Dataset entries
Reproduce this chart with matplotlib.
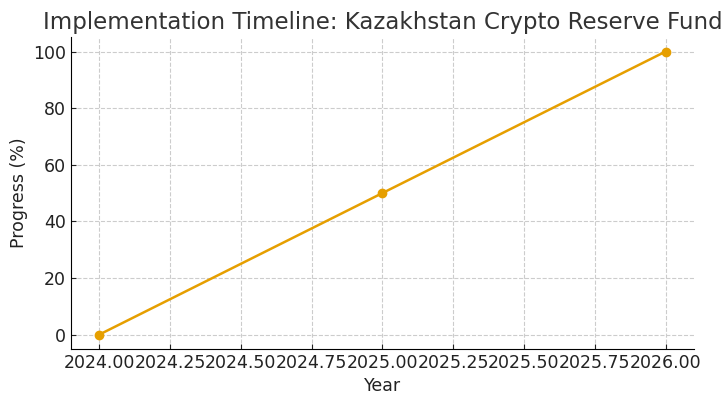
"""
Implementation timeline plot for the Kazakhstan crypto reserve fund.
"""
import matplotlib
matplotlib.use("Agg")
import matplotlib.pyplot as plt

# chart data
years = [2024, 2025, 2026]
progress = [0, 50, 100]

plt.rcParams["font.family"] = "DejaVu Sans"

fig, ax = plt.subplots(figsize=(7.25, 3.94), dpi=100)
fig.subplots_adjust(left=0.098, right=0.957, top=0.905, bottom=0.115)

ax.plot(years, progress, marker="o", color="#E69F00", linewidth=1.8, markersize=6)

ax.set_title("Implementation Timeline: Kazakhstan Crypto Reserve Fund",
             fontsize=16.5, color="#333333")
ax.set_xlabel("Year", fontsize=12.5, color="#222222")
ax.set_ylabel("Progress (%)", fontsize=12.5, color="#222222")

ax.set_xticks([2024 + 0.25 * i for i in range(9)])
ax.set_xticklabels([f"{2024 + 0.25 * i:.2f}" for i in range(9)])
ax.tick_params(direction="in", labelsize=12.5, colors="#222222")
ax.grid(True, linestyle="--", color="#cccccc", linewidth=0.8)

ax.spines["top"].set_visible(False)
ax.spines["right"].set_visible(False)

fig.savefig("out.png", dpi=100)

--

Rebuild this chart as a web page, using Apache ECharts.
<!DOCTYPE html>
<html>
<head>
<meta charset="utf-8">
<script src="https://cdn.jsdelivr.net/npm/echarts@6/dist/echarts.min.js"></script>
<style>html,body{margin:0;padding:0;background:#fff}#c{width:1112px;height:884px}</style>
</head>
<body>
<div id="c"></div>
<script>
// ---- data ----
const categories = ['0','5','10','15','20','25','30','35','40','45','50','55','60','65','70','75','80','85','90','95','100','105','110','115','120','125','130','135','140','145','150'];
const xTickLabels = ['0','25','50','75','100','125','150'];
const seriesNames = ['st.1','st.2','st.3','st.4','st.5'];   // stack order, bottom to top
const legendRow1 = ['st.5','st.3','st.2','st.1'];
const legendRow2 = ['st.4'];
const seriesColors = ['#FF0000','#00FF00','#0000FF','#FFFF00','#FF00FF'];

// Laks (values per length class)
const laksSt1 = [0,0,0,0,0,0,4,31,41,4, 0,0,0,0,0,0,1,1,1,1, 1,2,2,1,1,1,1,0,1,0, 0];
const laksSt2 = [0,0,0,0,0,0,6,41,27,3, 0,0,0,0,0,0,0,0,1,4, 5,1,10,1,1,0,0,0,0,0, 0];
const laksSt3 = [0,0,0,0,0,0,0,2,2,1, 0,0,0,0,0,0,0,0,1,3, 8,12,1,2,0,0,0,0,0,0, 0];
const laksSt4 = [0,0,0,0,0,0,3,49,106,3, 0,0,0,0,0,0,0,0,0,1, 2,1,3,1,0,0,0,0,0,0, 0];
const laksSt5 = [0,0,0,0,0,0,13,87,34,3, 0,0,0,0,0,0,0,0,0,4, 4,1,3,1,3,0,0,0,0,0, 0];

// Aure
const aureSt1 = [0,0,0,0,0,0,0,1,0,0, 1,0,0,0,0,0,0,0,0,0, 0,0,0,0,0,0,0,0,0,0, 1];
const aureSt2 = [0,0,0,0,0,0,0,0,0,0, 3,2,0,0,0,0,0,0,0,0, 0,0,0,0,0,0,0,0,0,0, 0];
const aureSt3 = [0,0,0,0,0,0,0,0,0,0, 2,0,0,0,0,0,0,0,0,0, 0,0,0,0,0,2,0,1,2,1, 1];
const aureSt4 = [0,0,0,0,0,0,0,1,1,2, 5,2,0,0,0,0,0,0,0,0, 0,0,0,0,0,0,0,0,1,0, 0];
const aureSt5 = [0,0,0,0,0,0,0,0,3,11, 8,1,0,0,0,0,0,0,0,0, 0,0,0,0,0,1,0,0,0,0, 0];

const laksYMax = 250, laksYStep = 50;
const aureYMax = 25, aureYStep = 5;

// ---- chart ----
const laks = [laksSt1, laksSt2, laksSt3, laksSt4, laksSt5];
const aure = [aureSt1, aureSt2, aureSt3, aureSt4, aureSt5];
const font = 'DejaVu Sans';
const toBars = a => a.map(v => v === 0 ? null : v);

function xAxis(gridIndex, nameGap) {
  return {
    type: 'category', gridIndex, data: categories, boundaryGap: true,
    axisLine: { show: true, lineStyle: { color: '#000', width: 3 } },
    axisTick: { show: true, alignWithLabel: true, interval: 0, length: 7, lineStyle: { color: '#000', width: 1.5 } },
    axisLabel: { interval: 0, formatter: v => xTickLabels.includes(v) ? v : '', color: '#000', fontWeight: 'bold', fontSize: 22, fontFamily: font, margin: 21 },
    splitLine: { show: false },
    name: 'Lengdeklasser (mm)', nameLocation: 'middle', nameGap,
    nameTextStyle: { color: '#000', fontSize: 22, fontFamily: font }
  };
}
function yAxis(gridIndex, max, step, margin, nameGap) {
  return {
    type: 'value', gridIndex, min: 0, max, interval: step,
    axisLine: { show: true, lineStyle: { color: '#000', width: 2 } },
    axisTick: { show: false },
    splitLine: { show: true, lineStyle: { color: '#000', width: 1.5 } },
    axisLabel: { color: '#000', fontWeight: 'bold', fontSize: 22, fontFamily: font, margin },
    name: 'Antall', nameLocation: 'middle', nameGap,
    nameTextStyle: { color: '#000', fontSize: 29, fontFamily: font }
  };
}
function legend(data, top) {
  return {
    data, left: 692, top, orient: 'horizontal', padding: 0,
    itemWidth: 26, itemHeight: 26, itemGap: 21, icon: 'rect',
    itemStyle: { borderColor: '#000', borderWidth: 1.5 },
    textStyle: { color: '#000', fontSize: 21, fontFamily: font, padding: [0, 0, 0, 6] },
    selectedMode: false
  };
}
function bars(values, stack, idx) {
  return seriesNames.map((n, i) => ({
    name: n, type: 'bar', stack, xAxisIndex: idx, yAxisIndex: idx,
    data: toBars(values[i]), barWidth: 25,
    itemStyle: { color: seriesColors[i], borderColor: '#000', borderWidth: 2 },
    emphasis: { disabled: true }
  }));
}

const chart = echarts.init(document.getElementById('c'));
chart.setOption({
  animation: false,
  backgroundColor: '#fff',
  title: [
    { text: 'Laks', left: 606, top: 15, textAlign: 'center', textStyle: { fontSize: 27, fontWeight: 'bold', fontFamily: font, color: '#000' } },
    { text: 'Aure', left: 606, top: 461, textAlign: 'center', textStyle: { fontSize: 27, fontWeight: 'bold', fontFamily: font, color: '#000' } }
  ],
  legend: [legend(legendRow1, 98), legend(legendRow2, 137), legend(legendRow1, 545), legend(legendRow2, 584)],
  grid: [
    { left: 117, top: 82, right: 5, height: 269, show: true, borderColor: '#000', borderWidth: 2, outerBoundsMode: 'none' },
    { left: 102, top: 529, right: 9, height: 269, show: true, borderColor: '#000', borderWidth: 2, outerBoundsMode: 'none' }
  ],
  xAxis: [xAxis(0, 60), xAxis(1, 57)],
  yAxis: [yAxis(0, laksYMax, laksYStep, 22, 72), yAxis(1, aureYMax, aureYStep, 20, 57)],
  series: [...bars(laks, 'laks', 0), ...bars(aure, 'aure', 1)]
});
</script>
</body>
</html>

■ **OBJECTIVE**:
Reproduce only the lines from the one containing "Rebuild this chart" through the one containing "0,0,0,0,0,0,0,0,0,4, 4,1,3,1,3,0,0,0,0,0, 0];", inclusive of both.

■ **EXERCISE RESPONSE**:
Rebuild this chart as a web page, using Apache ECharts.
<!DOCTYPE html>
<html>
<head>
<meta charset="utf-8">
<script src="https://cdn.jsdelivr.net/npm/echarts@6/dist/echarts.min.js"></script>
<style>html,body{margin:0;padding:0;background:#fff}#c{width:1112px;height:884px}</style>
</head>
<body>
<div id="c"></div>
<script>
// ---- data ----
const categories = ['0','5','10','15','20','25','30','35','40','45','50','55','60','65','70','75','80','85','90','95','100','105','110','115','120','125','130','135','140','145','150'];
const xTickLabels = ['0','25','50','75','100','125','150'];
const seriesNames = ['st.1','st.2','st.3','st.4','st.5'];   // stack order, bottom to top
const legendRow1 = ['st.5','st.3','st.2','st.1'];
const legendRow2 = ['st.4'];
const seriesColors = ['#FF0000','#00FF00','#0000FF','#FFFF00','#FF00FF'];

// Laks (values per length class)
const laksSt1 = [0,0,0,0,0,0,4,31,41,4, 0,0,0,0,0,0,1,1,1,1, 1,2,2,1,1,1,1,0,1,0, 0];
const laksSt2 = [0,0,0,0,0,0,6,41,27,3, 0,0,0,0,0,0,0,0,1,4, 5,1,10,1,1,0,0,0,0,0, 0];
const laksSt3 = [0,0,0,0,0,0,0,2,2,1, 0,0,0,0,0,0,0,0,1,3, 8,12,1,2,0,0,0,0,0,0, 0];
const laksSt4 = [0,0,0,0,0,0,3,49,106,3, 0,0,0,0,0,0,0,0,0,1, 2,1,3,1,0,0,0,0,0,0, 0];
const laksSt5 = [0,0,0,0,0,0,13,87,34,3, 0,0,0,0,0,0,0,0,0,4, 4,1,3,1,3,0,0,0,0,0, 0];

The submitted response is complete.